緩和ケア=命の尊厳

終末期医療だけではない緩和ケア

がん対策基本法は、国と地方公共団体に、がん患者の状況に応じて疼痛等の緩和を目的とする医療が早期から適切に行われるようにすること、その他のがん患者の療養生活の質の維持向上のために必要な施策を義務づけている。

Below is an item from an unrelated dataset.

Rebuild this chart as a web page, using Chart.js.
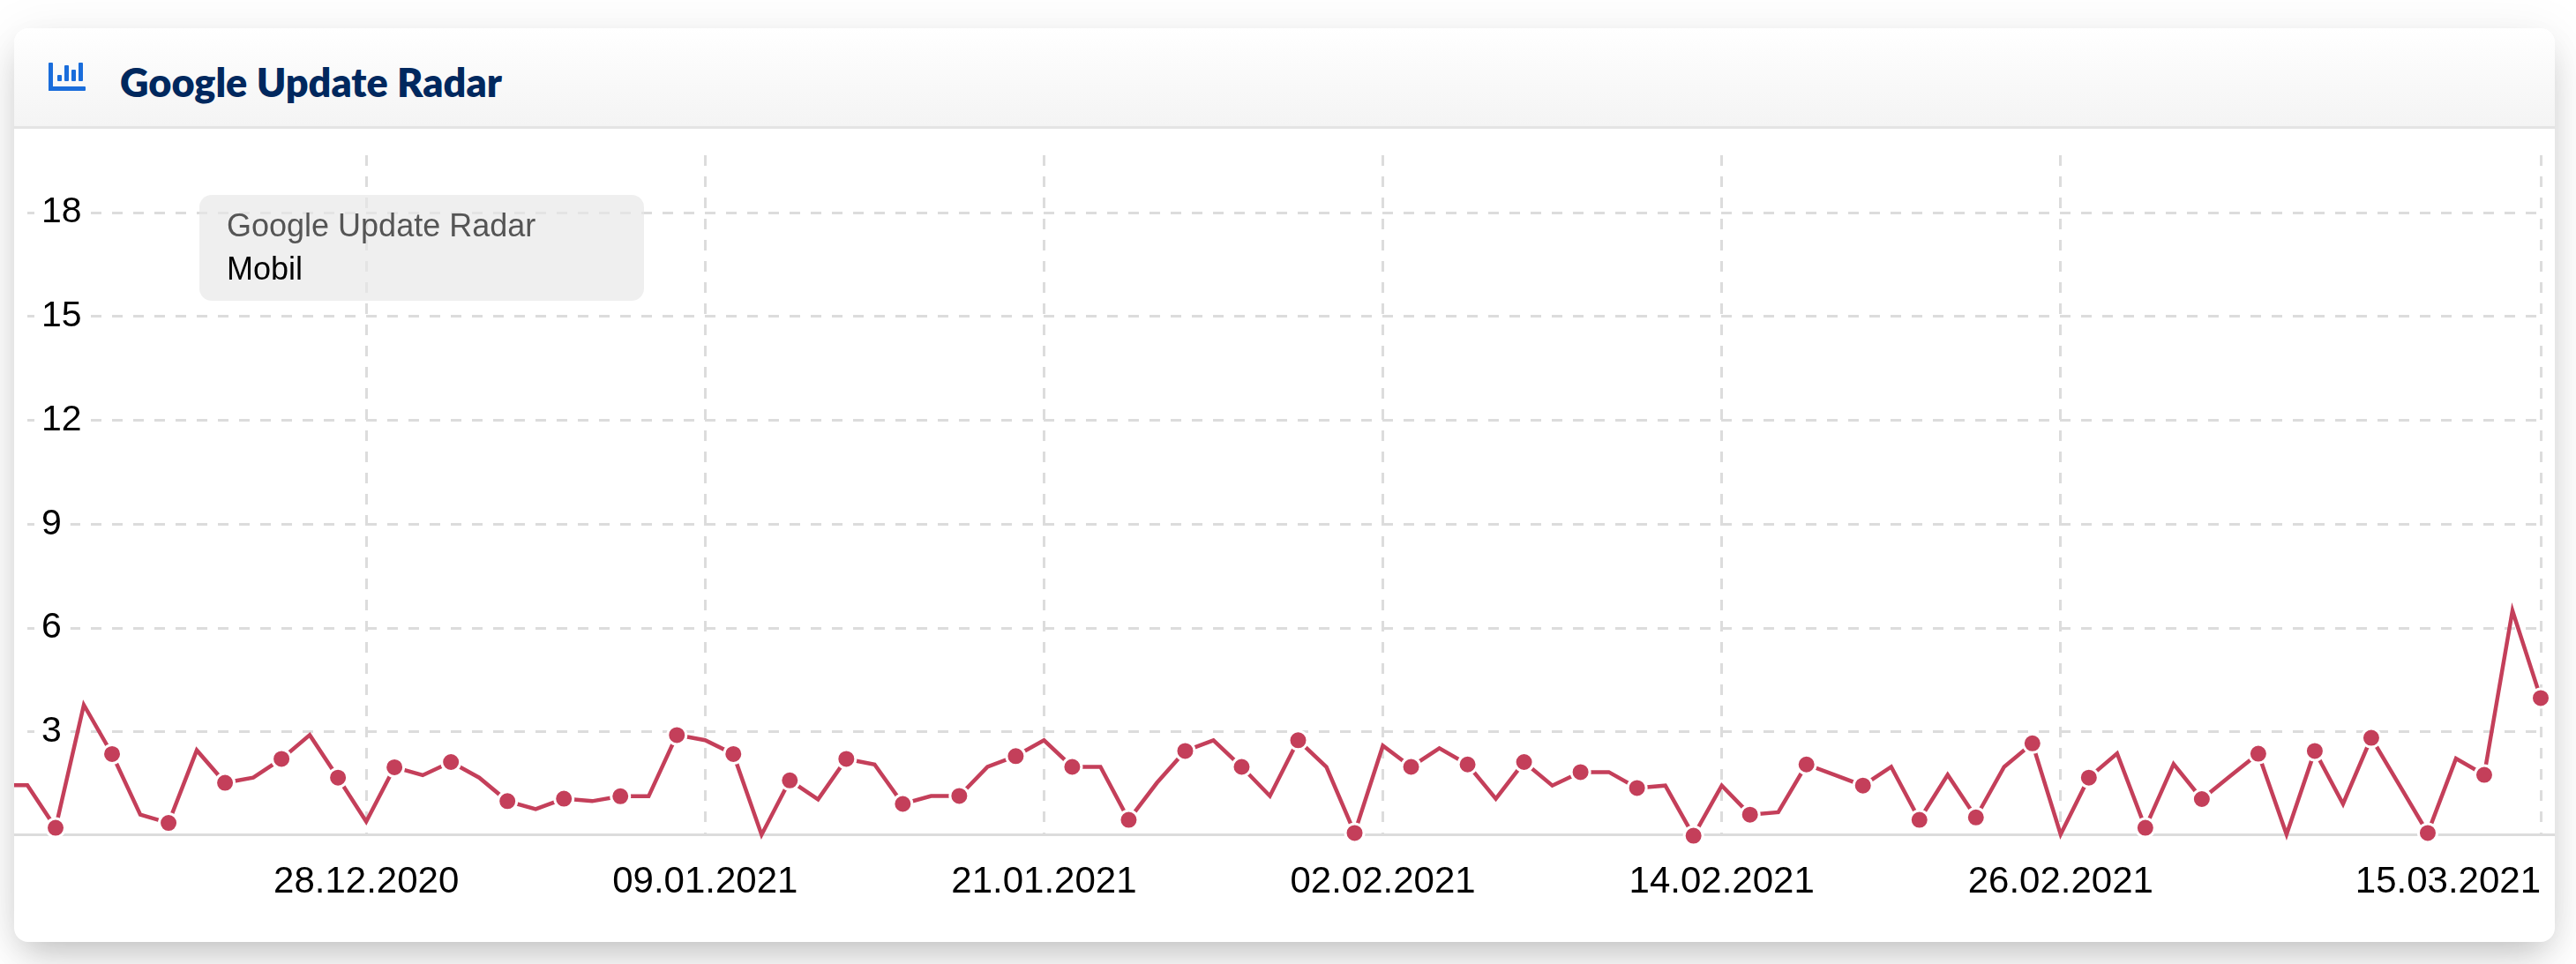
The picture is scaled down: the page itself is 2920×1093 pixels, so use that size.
<!DOCTYPE html>
<html>
<head>
<meta charset="utf-8">
<title>Google Update Radar</title>
<script src="https://cdn.jsdelivr.net/npm/chart.js@4/dist/chart.umd.min.js"></script>
<style>
  html, body { margin: 0; padding: 0; background: #fff; width: 2920px; height: 1093px; overflow: hidden; }
  .card { position: absolute; left: 16px; top: 32px; width: 2880px; height: 1036px; background: #fff;
    border-radius: 16px; overflow: hidden;
    box-shadow: 0 20px 40px -10px rgba(0,0,0,.22), 0 8px 60px rgba(0,0,0,.08); }
  .head { position: absolute; left: 0; top: 0; width: 100%; height: 111px; border-bottom: 3px solid #e4e4e4;
    background: linear-gradient(#fff, #f4f4f4); }
  .head svg { position: absolute; left: 39px; top: 39px; }
  .head h2 { position: absolute; left: 120px; top: 34px; margin: 0; font: 800 45px Lato, sans-serif; color: #00285e; white-space: nowrap; }
  .base { position: absolute; left: 0; top: 913px; width: 100%; height: 3px; background: #dcdcdc; }
  canvas { position: absolute; left: 0; top: 114px; }
  .note { position: absolute; left: 210px; top: 189px; width: 504px; height: 120px; border-radius: 14px;
    background: rgba(232,232,232,.68); font: 36px "Liberation Sans", Arial, sans-serif; }
  .note div { position: absolute; left: 31px; white-space: nowrap; }
</style>
</head>
<body>
<div class="card">
  <div class="head">
    <svg width="44" height="34" viewBox="0 0 44 34"><g fill="#1a6ddb">
      <rect x="0" y="0" width="5" height="32" rx="1"/><rect x="0" y="27" width="42" height="5" rx="1"/>
      <rect x="10" y="14" width="5" height="7" rx="1"/><rect x="18" y="3" width="5" height="18" rx="1"/>
      <rect x="26" y="8" width="5" height="13" rx="1"/><rect x="34" y="0" width="5" height="21" rx="1"/></g></svg>
    <h2>Google Update Radar</h2>
  </div>
  <div class="base"></div>
  <canvas id="radar" width="2880" height="922"></canvas>
  <div class="note">
    <div style="top:14px;color:#555">Google Update Radar</div>
    <div style="top:63px;color:#000">Mobil</div>
  </div>
</div>
<script>
const days = [
  "15.12.2020","16.12.2020","17.12.2020","18.12.2020","19.12.2020","20.12.2020","21.12.2020","22.12.2020","23.12.2020","24.12.2020",
  "25.12.2020","26.12.2020","27.12.2020","28.12.2020","29.12.2020","30.12.2020","31.12.2020","01.01.2021","02.01.2021","03.01.2021",
  "04.01.2021","05.01.2021","06.01.2021","07.01.2021","08.01.2021","09.01.2021","10.01.2021","11.01.2021","12.01.2021","13.01.2021",
  "14.01.2021","15.01.2021","16.01.2021","17.01.2021","18.01.2021","19.01.2021","20.01.2021","21.01.2021","22.01.2021","23.01.2021",
  "24.01.2021","25.01.2021","26.01.2021","27.01.2021","28.01.2021","29.01.2021","30.01.2021","31.01.2021","01.02.2021","02.02.2021",
  "03.02.2021","04.02.2021","05.02.2021","06.02.2021","07.02.2021","08.02.2021","09.02.2021","10.02.2021","11.02.2021","12.02.2021",
  "13.02.2021","14.02.2021","15.02.2021","16.02.2021","17.02.2021","18.02.2021","19.02.2021","20.02.2021","21.02.2021","22.02.2021",
  "23.02.2021","24.02.2021","25.02.2021","26.02.2021","27.02.2021","28.02.2021","01.03.2021","02.03.2021","03.03.2021","04.03.2021",
  "05.03.2021","06.03.2021","07.03.2021","08.03.2021","09.03.2021","10.03.2021","11.03.2021","12.03.2021","13.03.2021","14.03.2021",
  "15.03.2021","16.03.2021"
];
const mobil = [
  1.46,1.46,0.23,3.78,2.36,0.61,0.37,2.47,1.53,1.68,
  2.22,2.91,1.68,0.41,1.98,1.75,2.13,1.68,1.00,0.77,
  1.07,1.00,1.14,1.14,2.91,2.76,2.36,0.03,1.60,1.05,
  2.22,2.06,0.92,1.15,1.15,1.99,2.30,2.76,1.99,1.99,
  0.46,1.53,2.45,2.76,1.99,1.15,2.76,1.99,0.08,2.60,
  1.99,2.53,2.06,1.07,2.13,1.45,1.84,1.84,1.38,1.45,
  0.00,1.45,0.61,0.68,2.06,1.76,1.45,1.99,0.46,1.76,
  0.53,1.99,2.67,0.04,1.68,2.38,0.23,2.07,1.06,1.72,
  2.37,0.04,2.45,0.92,2.83,1.46,0.08,2.23,1.76,6.50,
  3.98,3.98
];
const xTicks = ["28.12.2020","09.01.2021","21.01.2021","02.02.2021","14.02.2021","26.02.2021","15.03.2021"];
const yTicks = [3, 6, 9, 12, 15, 18];

const gridColor = '#dcdcdc';
const lineColor = '#c43f5a';

// the last date label ends at its grid line so it stays inside the card
const shiftLastLabel = {
  id: 'shiftLastLabel',
  afterUpdate(chart) {
    const items = chart.scales.x.getLabelItems();
    items[items.length - 1].options.textAlign = 'right';
  }
};

new Chart(document.getElementById('radar'), {
  type: 'line',
  data: {
    labels: days,
    datasets: [{
      label: 'Mobil',
      data: mobil,
      clip: false,
      borderColor: lineColor,
      borderWidth: 4.5,
      borderJoinStyle: 'miter',
      tension: 0,
      pointBackgroundColor: lineColor,
      pointBorderColor: '#fff',
      pointBorderWidth: 3,
      pointRadius: ctx => ctx.dataIndex % 2 === 0 ? 10.5 : 0
    }]
  },
  plugins: [shiftLastLabel],
  options: {
    responsive: false,
    animation: false,
    layout: { padding: { left: 15, right: 16, top: 30, bottom: 14 } },
    plugins: { legend: { display: false }, tooltip: { enabled: false } },
    scales: {
      x: {
        type: 'category',
        min: "16.12.2020",
        max: "15.03.2021",
        afterBuildTicks: scale => {
          scale.ticks = scale.ticks.filter(t => xTicks.includes(days[t.value]));
        },
        afterFit: scale => { scale.paddingLeft = 0; scale.paddingRight = 0; },
        grid: { color: gridColor, lineWidth: 3, drawTicks: false },
        border: { display: false, dash: [12, 12] },
        ticks: {
          autoSkip: false,
          maxRotation: 0,
          padding: 28,
          color: '#000',
          font: { family: '"Liberation Sans"', size: 42 }
        }
      },
      y: {
        min: 0,
        max: 19.66,
        afterBuildTicks: scale => { scale.ticks = yTicks.map(v => ({ value: v })); },
        afterFit: scale => { scale.width = 0; scale.paddingTop = 0; scale.paddingBottom = 0; },
        grid: { color: gridColor, lineWidth: 3, drawTicks: false },
        border: { display: false, dash: [12, 12] },
        ticks: {
          mirror: true,
          padding: 16,
          color: '#000',
          font: { family: '"Liberation Sans"', size: 41 },
          showLabelBackdrop: true,
          backdropColor: '#fff',
          backdropPadding: { left: 8, right: 10, top: 0, bottom: 0 }
        }
      }
    }
  }
});
</script>
</body>
</html>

かつて緩和ケアは、がんに対して治療効果が望めなくなった患者さんに対して行われると考えられることが多かった。現在は、患者さんのQOLを向上させることが重要であると考えられるようになり、がん治療と並行して痛みを除くことが進められるべきだと考えられるようになった。

これまでの考え方

WHOは緩和ケアを全人的ケアとして定義

さまざまな苦痛

がん患者さんの痛みは4つに分類される。身体的苦痛を除去することは緩和ケアの根幹であるが、それだけでは患者さんの苦痛がなくなるわけではない。WHOは緩和ケアを「生命を脅かす疾患に起因した諸問題に直面している患者と家族のQuality of Lifeを改善する方策で、痛み、その他の身体的、心理的、スピリチュアルな諸問題の早期かつ確実な診断、早期治療によって苦しみを予防し、苦しみから解放することを目標とする」と定義づけている。
現在の日本の医療は細分化が進んでおり、統合的に緩和ケアを実践することが難しいのが現状である。そのため、緩和ケアに関して統合的に教育を行い、チーム医療を推進できるがん専門医療者を育成し、地域のがん医療の向上を図ることが急務とされているのである。

人の命には限りがあり、すべての人がいずれ死を迎えることになる。人生の最期まで人間の尊厳を持って生きられるようにすることが緩和ケアであるといえる。患者さん、ご家族、医療関係者が連携を深めることによって、人間の尊厳が守られるのではないだろうか。